Se hallaba Cabrera dedicado a la pacificación de la provincia de los comechingones y a la preparación del tránsito a las tareas agrícolas y ganaderas cuando llegó la noticia de que había sido designado sucesor suyo Gonzalo de Abreu, en marzo de 1574.
Entre los asentistas de Sevilla, de Nombre de Dios y de Lima, que tenían una organización costosa para la práctica de su comercio, se manifestó resistencia a la utilización del río de la Plata para el tráfico que tenían en sus manos por la ruta de Panamá.
Los intereses creados presionaron por todos los medios en favor del mantenimiento de la vieja estructura para la circulación de mercaderías.
La nueva ciudad de Córdoba era el punto natural de convergencia y de tránsito de pasajeros y mercaderías hacia Chile, Charcas y Lima; era la ruta normal para llegar de Santa Fe a Santiago del Estero.
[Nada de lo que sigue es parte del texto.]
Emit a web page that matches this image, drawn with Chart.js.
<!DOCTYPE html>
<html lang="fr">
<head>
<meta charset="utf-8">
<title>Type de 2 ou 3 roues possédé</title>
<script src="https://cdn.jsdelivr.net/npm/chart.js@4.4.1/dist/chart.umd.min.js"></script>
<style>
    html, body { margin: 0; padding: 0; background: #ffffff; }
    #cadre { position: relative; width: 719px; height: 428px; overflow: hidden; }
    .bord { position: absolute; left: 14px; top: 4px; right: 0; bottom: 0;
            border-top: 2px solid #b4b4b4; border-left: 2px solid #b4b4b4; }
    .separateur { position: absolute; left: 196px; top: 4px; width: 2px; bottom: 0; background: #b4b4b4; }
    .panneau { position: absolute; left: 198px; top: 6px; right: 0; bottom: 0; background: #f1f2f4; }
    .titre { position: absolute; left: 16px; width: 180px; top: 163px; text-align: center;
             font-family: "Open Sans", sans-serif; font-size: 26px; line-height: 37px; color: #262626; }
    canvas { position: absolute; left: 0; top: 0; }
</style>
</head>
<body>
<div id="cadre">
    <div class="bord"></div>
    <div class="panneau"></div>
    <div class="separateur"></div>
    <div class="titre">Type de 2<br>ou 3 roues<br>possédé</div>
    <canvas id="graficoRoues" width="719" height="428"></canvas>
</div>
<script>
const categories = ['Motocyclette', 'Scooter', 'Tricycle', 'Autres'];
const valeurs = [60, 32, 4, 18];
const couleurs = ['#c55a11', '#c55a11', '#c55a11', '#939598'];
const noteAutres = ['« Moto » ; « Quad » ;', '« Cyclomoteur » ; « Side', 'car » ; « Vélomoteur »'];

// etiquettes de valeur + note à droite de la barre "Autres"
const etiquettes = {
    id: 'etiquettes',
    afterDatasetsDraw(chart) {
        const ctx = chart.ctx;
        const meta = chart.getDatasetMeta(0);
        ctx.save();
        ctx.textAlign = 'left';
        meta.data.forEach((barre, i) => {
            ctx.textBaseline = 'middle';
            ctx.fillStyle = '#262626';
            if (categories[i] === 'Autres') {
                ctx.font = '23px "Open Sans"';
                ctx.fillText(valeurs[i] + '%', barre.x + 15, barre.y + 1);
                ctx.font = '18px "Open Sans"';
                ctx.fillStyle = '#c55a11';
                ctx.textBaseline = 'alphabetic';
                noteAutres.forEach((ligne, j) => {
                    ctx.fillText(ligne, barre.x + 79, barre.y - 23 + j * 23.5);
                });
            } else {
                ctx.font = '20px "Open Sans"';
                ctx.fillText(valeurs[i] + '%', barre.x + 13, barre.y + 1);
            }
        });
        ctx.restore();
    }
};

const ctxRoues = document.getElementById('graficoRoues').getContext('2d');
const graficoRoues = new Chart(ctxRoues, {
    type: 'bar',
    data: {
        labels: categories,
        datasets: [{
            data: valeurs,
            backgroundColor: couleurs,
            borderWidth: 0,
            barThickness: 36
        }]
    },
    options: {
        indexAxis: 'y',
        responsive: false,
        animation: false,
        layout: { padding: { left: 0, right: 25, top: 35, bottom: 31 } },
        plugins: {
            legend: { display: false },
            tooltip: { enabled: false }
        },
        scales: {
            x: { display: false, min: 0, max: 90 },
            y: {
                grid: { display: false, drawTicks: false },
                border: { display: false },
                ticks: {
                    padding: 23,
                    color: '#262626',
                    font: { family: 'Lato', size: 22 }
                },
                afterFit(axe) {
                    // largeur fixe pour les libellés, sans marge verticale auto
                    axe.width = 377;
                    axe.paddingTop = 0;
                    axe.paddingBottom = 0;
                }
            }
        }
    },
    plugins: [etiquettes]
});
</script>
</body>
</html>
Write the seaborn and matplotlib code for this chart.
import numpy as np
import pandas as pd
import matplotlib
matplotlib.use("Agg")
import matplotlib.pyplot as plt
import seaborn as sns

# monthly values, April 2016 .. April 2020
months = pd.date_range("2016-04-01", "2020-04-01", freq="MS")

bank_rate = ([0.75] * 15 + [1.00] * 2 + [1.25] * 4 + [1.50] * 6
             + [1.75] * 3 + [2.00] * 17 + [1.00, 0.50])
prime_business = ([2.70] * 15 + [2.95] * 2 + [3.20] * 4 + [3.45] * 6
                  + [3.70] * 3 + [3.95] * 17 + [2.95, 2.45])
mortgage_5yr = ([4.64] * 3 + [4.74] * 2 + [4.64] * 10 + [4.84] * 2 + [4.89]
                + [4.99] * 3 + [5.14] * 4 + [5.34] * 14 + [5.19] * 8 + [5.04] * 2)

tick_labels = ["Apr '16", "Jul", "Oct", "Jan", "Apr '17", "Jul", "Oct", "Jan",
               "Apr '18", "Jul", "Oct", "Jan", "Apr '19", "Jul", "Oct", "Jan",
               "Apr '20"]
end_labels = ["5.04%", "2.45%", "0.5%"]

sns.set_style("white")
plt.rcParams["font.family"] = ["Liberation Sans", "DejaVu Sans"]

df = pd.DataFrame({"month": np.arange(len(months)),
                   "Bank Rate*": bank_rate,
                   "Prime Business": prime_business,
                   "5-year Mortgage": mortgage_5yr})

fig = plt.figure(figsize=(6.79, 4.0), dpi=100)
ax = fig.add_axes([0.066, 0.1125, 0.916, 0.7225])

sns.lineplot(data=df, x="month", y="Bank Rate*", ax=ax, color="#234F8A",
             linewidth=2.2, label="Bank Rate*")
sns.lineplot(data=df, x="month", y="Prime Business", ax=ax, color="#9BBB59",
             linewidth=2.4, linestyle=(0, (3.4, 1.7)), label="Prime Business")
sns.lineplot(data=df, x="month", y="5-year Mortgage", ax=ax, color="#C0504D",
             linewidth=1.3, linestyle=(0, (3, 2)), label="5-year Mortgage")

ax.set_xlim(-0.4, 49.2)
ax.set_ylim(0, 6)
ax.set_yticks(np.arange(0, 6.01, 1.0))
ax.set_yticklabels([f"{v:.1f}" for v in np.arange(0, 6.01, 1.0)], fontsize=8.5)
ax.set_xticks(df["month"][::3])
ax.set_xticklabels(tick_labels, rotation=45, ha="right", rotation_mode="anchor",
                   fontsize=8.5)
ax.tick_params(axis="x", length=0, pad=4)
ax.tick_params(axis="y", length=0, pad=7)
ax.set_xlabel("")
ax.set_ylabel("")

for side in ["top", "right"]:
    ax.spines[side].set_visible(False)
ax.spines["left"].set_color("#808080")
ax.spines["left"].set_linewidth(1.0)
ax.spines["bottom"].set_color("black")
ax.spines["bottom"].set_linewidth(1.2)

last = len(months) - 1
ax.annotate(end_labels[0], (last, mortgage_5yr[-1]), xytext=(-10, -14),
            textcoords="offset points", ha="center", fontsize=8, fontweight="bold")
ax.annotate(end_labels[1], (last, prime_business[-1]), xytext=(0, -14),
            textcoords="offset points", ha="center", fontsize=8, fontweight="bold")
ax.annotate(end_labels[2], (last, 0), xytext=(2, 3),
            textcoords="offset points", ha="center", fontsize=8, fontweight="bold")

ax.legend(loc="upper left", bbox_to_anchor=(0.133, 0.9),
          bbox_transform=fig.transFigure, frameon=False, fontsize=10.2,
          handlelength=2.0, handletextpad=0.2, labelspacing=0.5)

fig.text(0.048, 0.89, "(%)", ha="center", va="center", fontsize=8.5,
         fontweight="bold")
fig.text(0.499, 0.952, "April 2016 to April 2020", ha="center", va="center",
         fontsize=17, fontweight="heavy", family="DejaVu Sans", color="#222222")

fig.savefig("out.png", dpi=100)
Era inevitable, pues, que contase, aunque contraviniese momentáneamente los inte-reses de los asentistas de Sevilla y Nombre de Dios, con un puerto sobre el Paraná o sobre el río de la Plata.
Al llegar Gonzalo de Abreu a Córdoba fue acogido con los honores correspondientes y recibió el mando en serial de acatamiento, siendo su primera medida fue que se llevase preso y engrillado a Cabrera a Santiago del Estero, donde se le formó proceso y se le hizo agarrotar en su propio lecho el 17 de agosto de 1574.
Los bienes del ajusticiado fueron sacados a la venta pública y parte de ellos los adquirió el propio Abreu, esa era la justicia que aplicaban en aquellos tiempos de rivalidad, celos y codicias, los conquistadores, no sólo con los indios sino entre sí mismos.